Wednesday, September 17, 2008

Why You Should Watch Ultimate Fighter

The Ultimate Fighter is a reality show on Spike TV (is it officially Spike!? I refuse to type that) sponsored by the Ultimate Fighting Championship, the first and leading mixed martial arts organization in America. For anyone that's dumb, mixed martial arts (MMA) is a competitive sport like boxing in which two contestants fight it out in The Octagon (tm), an octagonal (hey-o) fenced-in ring. Fights usually consist of three five-minute rounds, and you can win by a knockout, tapout, ref stoppage, or decision. The rules were initially very loose (such as fish hooking being "frowned upon"), but after almost being shut down by Congress they cleaned up their act. The best fighters are good at both striking and grappling (usually jiu-jitsu based), but almost always specialize in one area.

So in the show, whose eighth season started Sept. 17, sixteen guys live in a house together and over the course of several weeks, through challenges and fights, all are eliminated but two, who will fight in a live event to determine the champion. That winner receives a contract to fight professionally in the UFC, but much like American Idol the best fighters usually end up fighting as well.
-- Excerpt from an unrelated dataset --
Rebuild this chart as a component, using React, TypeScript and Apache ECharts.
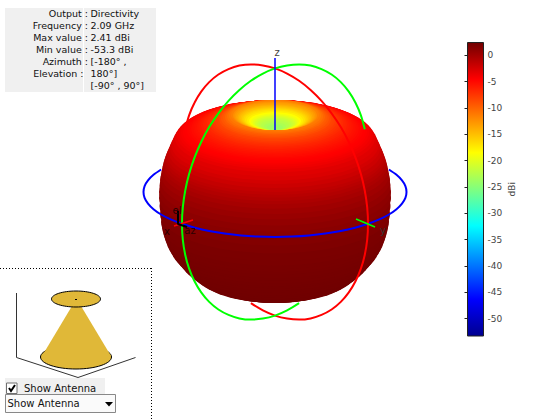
import React, { useEffect, useRef } from "react";
import * as echarts from "echarts";

const FONT = '"DejaVu Sans"';

// Read-out panel
const infoLabels = ["Output", "Frequency", "Max value", "Min value", "Azimuth", "Elevation", ""];
const infoValues = ["Directivity", "2.09 GHz", "2.41 dBi", "-53.3 dBi", "[-180\u00b0 ,", "180\u00b0]", "[-90\u00b0 , 90\u00b0]"];
const infoRows = [13, 25, 37, 49, 61, 73, 85];

// Colour bar
const barMin = -53.3;
const barMax = 2.41;
const barTicks = [0, -5, -10, -15, -20, -25, -30, -35, -40, -45, -50];
const jetLevels = [-53.3, -46.34, -32.4, -18.5, -4.57, 2.41];
const jetColors = [[0, 0, 143], [0, 0, 255], [0, 255, 255], [255, 255, 0], [255, 0, 0], [112, 0, 0]];

// Surface of the pattern: one latitude per entry, in picture units, painted bottom to top
const surfaceRadius = [40, 50, 60, 67, 75, 80, 85, 88.5, 92, 95, 98, 100.5, 103, 105, 107, 108.5, 110, 111, 112, 113, 114, 115, 115.5, 116, 116, 115.5, 115, 114, 113, 112, 111, 110, 109, 108, 106.5, 105, 103.5, 102, 100, 98, 96, 94, 92, 90, 88, 86, 84, 82, 80, 78, 76, 74, 72, 70, 68, 66, 64, 62, 60, 58, 56, 54, 52, 50, 48, 46, 44, 42, 40.5, 39, 37.5, 36, 34.5, 33, 31.5, 30, 28, 26, 24, 22, 20, 18, 16, 14, 11, 8];
const surfaceCentre = [289, 286, 282.5, 280, 277, 274, 270, 267, 264, 260.5, 257, 254, 251, 247.5, 244, 241, 237, 234, 231, 227, 222, 214, 206, 198, 192, 186, 180, 175, 170, 166, 163, 160, 157.5, 155, 151.5, 148, 145, 141.5, 138, 135.6, 134, 132.6, 131.7, 130.8, 130.1, 129.4, 128.7, 128, 127.4, 126.7, 126, 125.3, 124.6, 123.9, 123.3, 122.6, 121.9, 121.2, 120.5, 119.8, 119.2, 118.5, 117.8, 117.1, 116.4, 115.7, 115, 115.6, 116.1, 116.7, 117.2, 117.7, 118.2, 118.7, 119.2, 119.7, 120.4, 121.1, 121.8, 122.5, 123.2, 123.8, 124.5, 125.2, 126.2, 127.3];
const surfaceDbi = [2.41, 2.41, 2.41, 2.41, 2.41, 2.4, 2.38, 2.36, 2.33, 2.3, 2.28, 2.25, 2.22, 2.18, 2.15, 2.12, 2.08, 2.04, 2.0, 1.93, 1.85, 1.7, 1.5, 1.2, 1.0, 0.7, 0.42, 0.1, -0.25, -0.5, -0.8, -1.1, -1.4, -1.7, -2.1, -2.4, -2.8, -3.05, -3.45, -3.8, -4.05, -4.3, -4.45, -4.57, -4.75, -4.9, -5.1, -5.3, -5.45, -5.66, -5.9, -6.1, -6.35, -6.54, -6.85, -7.15, -7.4, -7.75, -8.05, -8.3, -8.8, -9.2, -9.6, -10.15, -10.7, -11.2, -11.6, -12.4, -13, -13.5, -14.1, -14.7, -15.2, -15.8, -16.4, -17, -17.7, -18.5, -19.2, -20, -20.8, -21.5, -22, -22.5, -23.1, -23.7];
const viewTilt = 0.342;

// Great-circle rings
const redRing = [[250.9, 303.2], [262.9, 310.4], [275, 315.6], [287.1, 318.6], [299.1, 319.6], [310.6, 318.4], [321.5, 314.9], [331.6, 309.5], [340.8, 301.9], [348.8, 292.4], [355.5, 281.3], [360.9, 268.7], [364.8, 254.7], [367.2, 239.6], [368, 223.8], [367.2, 207.4], [364.8, 190.7], [360.9, 174.1], [355.5, 157.7], [348.8, 142], [340.8, 127.1], [331.6, 113.3], [321.5, 100.9], [310.6, 90], [299.1, 80.8], [287.1, 73.6], [275, 68.4], [262.9, 65.4], [250.9, 64.4], [239.4, 65.6], [228.5, 69.1], [218.4, 74.5], [209.2, 82.1], [201.2, 91.6], [194.5, 102.7], [189.1, 115.3], [185.2, 129.3]];
const greenRing = [[299.1, 303.2], [287.1, 310.4], [275, 315.6], [262.9, 318.6], [250.9, 319.6], [239.4, 318.4], [228.5, 314.9], [218.4, 309.5], [209.2, 301.9], [201.2, 292.4], [194.5, 281.3], [189.1, 268.7], [185.2, 254.7], [182.8, 239.6], [182, 223.8], [182.8, 207.4], [185.2, 190.7], [189.1, 174.1], [194.5, 157.7], [201.2, 142], [209.2, 127.1], [218.4, 113.3], [228.5, 100.9], [239.4, 90], [250.9, 80.8], [262.9, 73.6], [275, 68.4], [287.1, 65.4], [299.1, 64.4], [310.6, 65.6], [321.5, 69.1], [331.6, 74.5], [340.8, 82.1], [348.8, 91.6], [355.5, 102.7], [360.9, 115.3], [364.8, 129.3]];
const blueRing = [[388.9, 169.5], [396.5, 174.8], [402, 180.4], [405.4, 186.1], [406.5, 192], [405.4, 197.9], [402, 203.6], [396.5, 209.2], [388.9, 214.5], [379.3, 219.4], [368, 223.8], [355.1, 227.7], [340.8, 231], [325.3, 233.6], [309, 235.5], [292.2, 236.6], [275, 237], [257.8, 236.6], [241, 235.5], [224.7, 233.6], [209.2, 231], [194.9, 227.7], [182, 223.8], [170.7, 219.4], [161.1, 214.5], [153.5, 209.2], [148, 203.6], [144.6, 197.9], [143.5, 192], [144.6, 186.1], [148, 180.4], [153.5, 174.8], [161.1, 169.5]];
const zAxisLine = [[275, 58], [275, 130]];
const xAxisTick = [[174, 226], [193, 220]];
const yAxisTick = [[356, 219], [375, 227]];
const azElMarker = [[178, 211], [178, 224], [187, 227]];

const dottedLine = { stroke: "#000", lineWidth: 1, lineDash: [1, 2] };

function jet(level: number): string {
  const v = Math.max(barMin, Math.min(barMax, level));
  let i = 0;
  while (i < jetLevels.length - 2 && v > jetLevels[i + 1]) i++;
  const t = (v - jetLevels[i]) / (jetLevels[i + 1] - jetLevels[i]);
  const c = jetColors[i].map((a, k) => Math.round(a + (jetColors[i + 1][k] - a) * t));
  return `rgb(${c[0]},${c[1]},${c[2]})`;
}

function txt(x: number, y: number, text: string, align = "left", size = 9.5, fill = "#111") {
  return {
    type: "text",
    x,
    y,
    z: 30,
    silent: true,
    style: { text, fill, font: `${size}px ${FONT}`, textAlign: align, textVerticalAlign: "middle" },
  };
}

function lineSeries(data: number[][], color: string, width: number, smooth: boolean | number, z: number) {
  return {
    type: "line",
    xAxisIndex: 0,
    yAxisIndex: 0,
    data,
    smooth,
    symbol: "none",
    silent: true,
    z,
    clip: false,
    lineStyle: { color, width },
  };
}

export default function App() {
  const ref = useRef<HTMLDivElement>(null);
  useEffect(() => {
    const chart = echarts.init(ref.current!, null, { renderer: "svg" });
    const graphic: any[] = [
      { type: "rect", z: 20, shape: { x: 5, y: 8, width: 151, height: 84 }, style: { fill: "#f0f0f0" } },
      { type: "rect", z: 21, shape: { x: 83, y: 8, width: 1, height: 84 }, style: { fill: "#fff" } },
      // Inset with the antenna
      { type: "line", z: 20, shape: { x1: 0, y1: 268.5, x2: 152, y2: 268.5 }, style: dottedLine },
      { type: "line", z: 20, shape: { x1: 151.5, y1: 268, x2: 151.5, y2: 420 }, style: dottedLine },
      { type: "polyline", z: 20, shape: { points: [[16.5, 293], [16.5, 357.5], [78, 377.5], [135.5, 357.5]] }, style: { stroke: "#333", lineWidth: 1, fill: "none" } },
      { type: "ellipse", z: 21, shape: { cx: 76, cy: 357, rx: 35.5, ry: 12 }, style: { fill: "#e0b838", stroke: "#000", lineWidth: 1 } },
      { type: "polygon", z: 22, shape: { points: [[72, 306], [81, 306], [111, 356], [42, 356]] }, style: { fill: "#e0b838" } },
      { type: "ellipse", z: 23, shape: { cx: 76, cy: 299, rx: 24.5, ry: 8 }, style: { fill: "#e0b838", stroke: "#000", lineWidth: 1 } },
      { type: "rect", z: 24, shape: { x: 75, y: 299, width: 2, height: 1 }, style: { fill: "#000" } },
      // Check box and drop-down
      { type: "rect", z: 25, shape: { x: 5, y: 378, width: 100, height: 16 }, style: { fill: "#f0f0f0" } },
      { type: "rect", z: 26, shape: { x: 6.5, y: 383, width: 10.5, height: 10.5 }, style: { fill: "#fff", stroke: "#707070", lineWidth: 1 } },
      { type: "polyline", z: 27, shape: { points: [[9, 388], [11, 391], [15, 385]] }, style: { stroke: "#000", lineWidth: 2, fill: "none" } },
      { type: "rect", z: 25, shape: { x: 5.5, y: 394.5, width: 110, height: 18 }, style: { fill: "#fafafa", stroke: "#888", lineWidth: 1 } },
      { type: "polygon", z: 26, shape: { points: [[105, 402], [113, 402], [109, 406.5]] }, style: { fill: "#000" } },
      txt(24, 388.5, "Show Antenna", "left", 10),
      txt(7.5, 403.5, "Show Antenna", "left", 10),
      // Axis names
      txt(277, 52, "z", "center", 10, "#444"),
      txt(167, 231, "x", "center", 10, "#2a0000"),
      txt(383, 230, "y", "center", 10, "#333"),
      txt(190, 230, "az", "center", 10, "#2a0000"),
      txt(177, 210, "el", "center", 10, "#2a0000"),
    ];
    infoLabels.forEach((label, i) => {
      if (label) {
        const colonX = label === "Elevation" ? 83.5 : 88;
        graphic.push(txt(colonX, infoRows[i], label + " :", "right"));
      }
      graphic.push(txt(90.5, infoRows[i], infoValues[i]));
    });

    const surface = surfaceRadius.map((r, i) => [275, surfaceCentre[i], r, surfaceDbi[i]]);
    const jetGradient = jetLevels.map((l) => ({ offset: (l - barMin) / (barMax - barMin), color: jet(l) }));

    chart.setOption({
      animation: false,
      backgroundColor: "#fff",
      grid: [
        { left: 0, top: 0, width: 560, height: 420 },
        { left: 467.5, top: 42.5, width: 16, height: 293.5 },
      ],
      xAxis: [
        { type: "value", gridIndex: 0, min: 0, max: 560, show: false },
        { type: "value", gridIndex: 1, min: 0, max: 1, show: false },
      ],
      yAxis: [
        { type: "value", gridIndex: 0, min: 0, max: 420, inverse: true, show: false },
        {
          type: "value",
          gridIndex: 1,
          position: "right",
          min: barMin,
          max: barMax,
          name: "dBi",
          nameLocation: "middle",
          nameRotate: 90,
          nameGap: 24,
          nameTextStyle: { color: "#444", fontFamily: FONT, fontSize: 9 },
          splitLine: { show: false },
          axisLine: { show: false },
          axisTick: { show: true, inside: true, length: 3, customValues: barTicks, lineStyle: { color: "#222" } },
          axisLabel: { show: true, customValues: barTicks, color: "#444", fontFamily: FONT, fontSize: 9, margin: 4, hideOverlap: false, showMinLabel: true, showMaxLabel: true },
        },
      ],
      graphic,
      series: [
        {
          type: "custom",
          xAxisIndex: 0,
          yAxisIndex: 0,
          z: 2,
          silent: true,
          clip: false,
          data: surface,
          renderItem: (_p: any, api: any) => {
            const c = api.coord([api.value(0), api.value(1)]);
            const s = api.size([api.value(2), api.value(2) * viewTilt]);
            return {
              type: "ellipse",
              shape: { cx: c[0], cy: c[1], rx: s[0], ry: s[1] },
              style: { fill: jet(api.value(3)) },
            };
          },
        },
        {
          type: "custom",
          xAxisIndex: 1,
          yAxisIndex: 1,
          z: 2,
          silent: true,
          clip: false,
          data: [[0, barMin, 1, barMax]],
          renderItem: (_p: any, api: any) => {
            const a = api.coord([api.value(0), api.value(3)]);
            const b = api.coord([api.value(2), api.value(1)]);
            return {
              type: "rect",
              shape: { x: a[0], y: a[1], width: b[0] - a[0], height: b[1] - a[1] },
              style: {
                fill: new echarts.graphic.LinearGradient(0, 1, 0, 0, jetGradient),
                stroke: "#222",
                lineWidth: 1,
              },
            };
          },
        },
        lineSeries(blueRing, "#0000ff", 2, 0.3, 5),
        lineSeries(redRing, "#ff0000", 2, 0.3, 6),
        lineSeries(greenRing, "#00ff00", 2, 0.3, 7),
        lineSeries(zAxisLine, "#0000ff", 1.5, false, 8),
        lineSeries(xAxisTick, "#ff0000", 1.5, false, 8),
        lineSeries(yAxisTick, "#00ff00", 1.5, false, 8),
        lineSeries(azElMarker, "#000000", 2, false, 9),
      ],
    });
    return () => chart.dispose();
  }, []);
  return <div ref={ref} style={{ position: "fixed", left: 0, top: 0, width: 560, height: 420 }} />;
}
The show is awesome, and I'll tell you why. Most reality competitions are filled with people hoping to get their face-time in front of America and later launch a movie career and auxiliary perfume line. These guys are fighters, and they're trying to fight. Mostly blue-collar, they've been fighting in gyms, basements, bars and backyards for food and experience. They've come to the show to get coached by two of the best fighters in the organization, and to prove themselves to the president, Dana White, who has taken over hosting duties. There's very little bullshit involved, and the fact that White offers $5000 to the winner of a fight that does not go to decision keeps everyone on the ball.

You watch guys train, get beat up, cut 20 pounds in less than a day for a weigh-in, and inevitably wreak havoc on the house they all share. It's a typical reality house in that there are approximately 38 bedrooms and a steady supply of booze, which few of the cast are stranger to. With that many alpha males things are bound to get hairy (HA), but more often than not it's just entertaining. You'd be surprised at the amount of humor these guys have. But it wouldn't be a reality show without that one guy that spouts a steady stream of smack talk, or picks on guys to alleviate his boredom, or generally tries to take over the show. And this is where the beauty of the setup comes into play: you spend eight weeks hating the guy, then you get to see someone hand him his ass in the ring. How much better would The Apprentice have been if you could have seen someone throw some body blows to Omarosa, then turn her lights out with a good cross to the jaw? I'm certainly not condoning violence towards woman, because she is clearly some sort of mutant horse-human-Satan hybrid.